_Information supplied_
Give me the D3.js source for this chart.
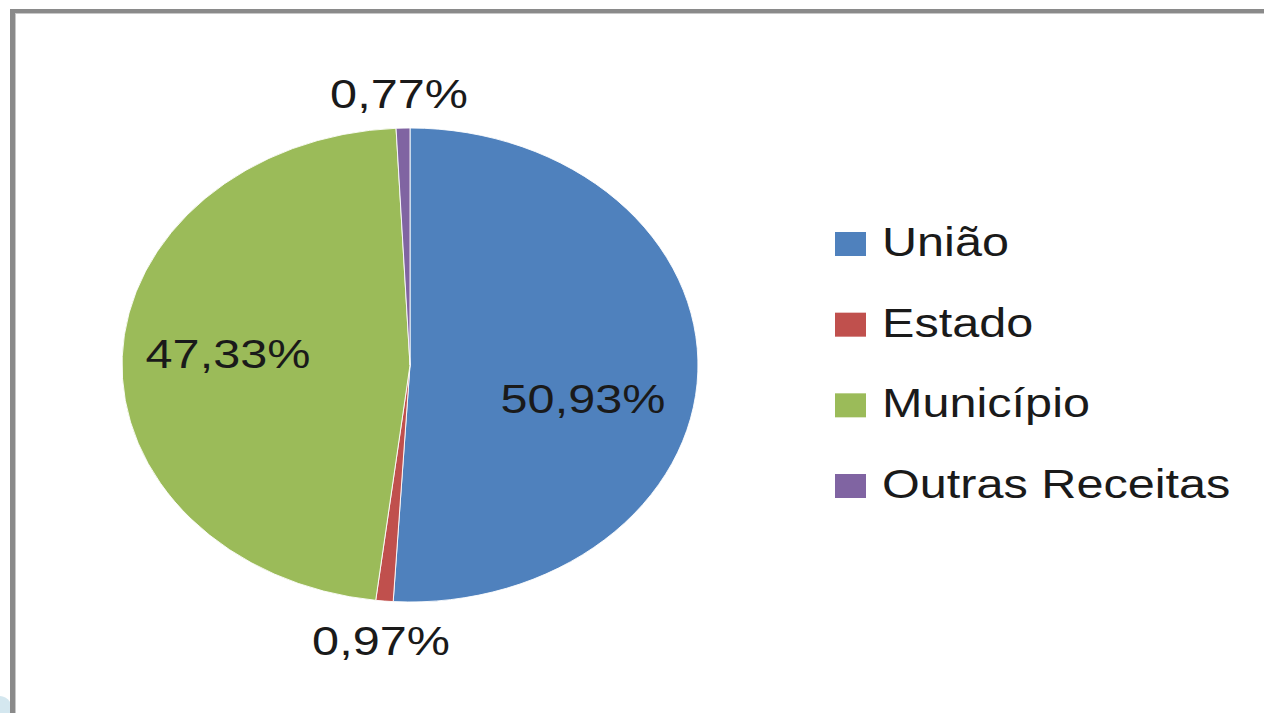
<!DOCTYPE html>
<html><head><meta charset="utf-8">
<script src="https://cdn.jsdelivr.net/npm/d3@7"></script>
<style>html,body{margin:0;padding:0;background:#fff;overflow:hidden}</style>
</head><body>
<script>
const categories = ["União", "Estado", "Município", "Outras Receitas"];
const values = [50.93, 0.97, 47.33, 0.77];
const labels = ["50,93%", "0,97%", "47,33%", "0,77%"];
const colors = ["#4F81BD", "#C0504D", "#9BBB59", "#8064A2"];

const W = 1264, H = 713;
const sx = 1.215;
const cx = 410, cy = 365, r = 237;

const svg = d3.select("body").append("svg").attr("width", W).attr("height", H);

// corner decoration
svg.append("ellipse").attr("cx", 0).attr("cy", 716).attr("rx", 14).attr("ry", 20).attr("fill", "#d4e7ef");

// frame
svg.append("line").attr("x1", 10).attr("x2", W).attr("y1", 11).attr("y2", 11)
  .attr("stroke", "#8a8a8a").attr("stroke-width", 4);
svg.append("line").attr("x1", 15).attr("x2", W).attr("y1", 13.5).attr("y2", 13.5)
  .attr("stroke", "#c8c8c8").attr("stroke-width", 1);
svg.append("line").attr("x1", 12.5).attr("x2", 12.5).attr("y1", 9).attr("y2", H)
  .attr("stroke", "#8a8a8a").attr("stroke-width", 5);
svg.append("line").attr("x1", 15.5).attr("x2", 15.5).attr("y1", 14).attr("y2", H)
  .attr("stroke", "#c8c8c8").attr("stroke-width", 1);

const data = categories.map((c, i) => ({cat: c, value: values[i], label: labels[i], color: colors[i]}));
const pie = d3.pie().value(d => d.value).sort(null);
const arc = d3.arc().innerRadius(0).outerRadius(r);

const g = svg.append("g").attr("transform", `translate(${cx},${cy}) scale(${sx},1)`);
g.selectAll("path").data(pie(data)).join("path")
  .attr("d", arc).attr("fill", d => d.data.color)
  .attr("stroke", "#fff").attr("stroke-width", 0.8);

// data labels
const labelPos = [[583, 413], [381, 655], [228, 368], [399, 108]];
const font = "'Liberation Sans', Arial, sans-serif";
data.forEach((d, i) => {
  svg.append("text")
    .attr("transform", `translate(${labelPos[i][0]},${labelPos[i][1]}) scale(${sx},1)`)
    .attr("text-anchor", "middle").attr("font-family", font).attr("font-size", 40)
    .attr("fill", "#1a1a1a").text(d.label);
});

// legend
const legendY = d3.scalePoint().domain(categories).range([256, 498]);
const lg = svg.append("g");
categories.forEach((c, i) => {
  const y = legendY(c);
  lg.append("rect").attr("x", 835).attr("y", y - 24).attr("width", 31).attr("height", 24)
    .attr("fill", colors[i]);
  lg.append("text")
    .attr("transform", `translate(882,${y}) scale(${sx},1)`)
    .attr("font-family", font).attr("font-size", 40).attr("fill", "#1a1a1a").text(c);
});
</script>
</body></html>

_Requirements_
Repeat the data above exactly, but not the pictures.

_Answer to the exercise_
Give me the D3.js source for this chart.
<!DOCTYPE html>
<html><head><meta charset="utf-8">
<script src="https://cdn.jsdelivr.net/npm/d3@7"></script>
<style>html,body{margin:0;padding:0;background:#fff;overflow:hidden}</style>
</head><body>
<script>
const categories = ["União", "Estado", "Município", "Outras Receitas"];
const values = [50.93, 0.97, 47.33, 0.77];
const labels = ["50,93%", "0,97%", "47,33%", "0,77%"];
const colors = ["#4F81BD", "#C0504D", "#9BBB59", "#8064A2"];

const W = 1264, H = 713;
const sx = 1.215;
const cx = 410, cy = 365, r = 237;

const svg = d3.select("body").append("svg").attr("width", W).attr("height", H);

// corner decoration
svg.append("ellipse").attr("cx", 0).attr("cy", 716).attr("rx", 14).attr("ry", 20).attr("fill", "#d4e7ef");

// frame
svg.append("line").attr("x1", 10).attr("x2", W).attr("y1", 11).attr("y2", 11)
  .attr("stroke", "#8a8a8a").attr("stroke-width", 4);
svg.append("line").attr("x1", 15).attr("x2", W).attr("y1", 13.5).attr("y2", 13.5)
  .attr("stroke", "#c8c8c8").attr("stroke-width", 1);
svg.append("line").attr("x1", 12.5).attr("x2", 12.5).attr("y1", 9).attr("y2", H)
  .attr("stroke", "#8a8a8a").attr("stroke-width", 5);
svg.append("line").attr("x1", 15.5).attr("x2", 15.5).attr("y1", 14).attr("y2", H)
  .attr("stroke", "#c8c8c8").attr("stroke-width", 1);

const data = categories.map((c, i) => ({cat: c, value: values[i], label: labels[i], color: colors[i]}));
const pie = d3.pie().value(d => d.value).sort(null);
const arc = d3.arc().innerRadius(0).outerRadius(r);

const g = svg.append("g").attr("transform", `translate(${cx},${cy}) scale(${sx},1)`);
g.selectAll("path").data(pie(data)).join("path")
  .attr("d", arc).attr("fill", d => d.data.color)
  .attr("stroke", "#fff").attr("stroke-width", 0.8);

// data labels
const labelPos = [[583, 413], [381, 655], [228, 368], [399, 108]];
const font = "'Liberation Sans', Arial, sans-serif";
data.forEach((d, i) => {
  svg.append("text")
    .attr("transform", `translate(${labelPos[i][0]},${labelPos[i][1]}) scale(${sx},1)`)
    .attr("text-anchor", "middle").attr("font-family", font).attr("font-size", 40)
    .attr("fill", "#1a1a1a").text(d.label);
});

// legend
const legendY = d3.scalePoint().domain(categories).range([256, 498]);
const lg = svg.append("g");
categories.forEach((c, i) => {
  const y = legendY(c);
  lg.append("rect").attr("x", 835).attr("y", y - 24).attr("width", 31).attr("height", 24)
    .attr("fill", colors[i]);
  lg.append("text")
    .attr("transform", `translate(882,${y}) scale(${sx},1)`)
    .attr("font-family", font).attr("font-size", 40).attr("fill", "#1a1a1a").text(c);
});
</script>
</body></html>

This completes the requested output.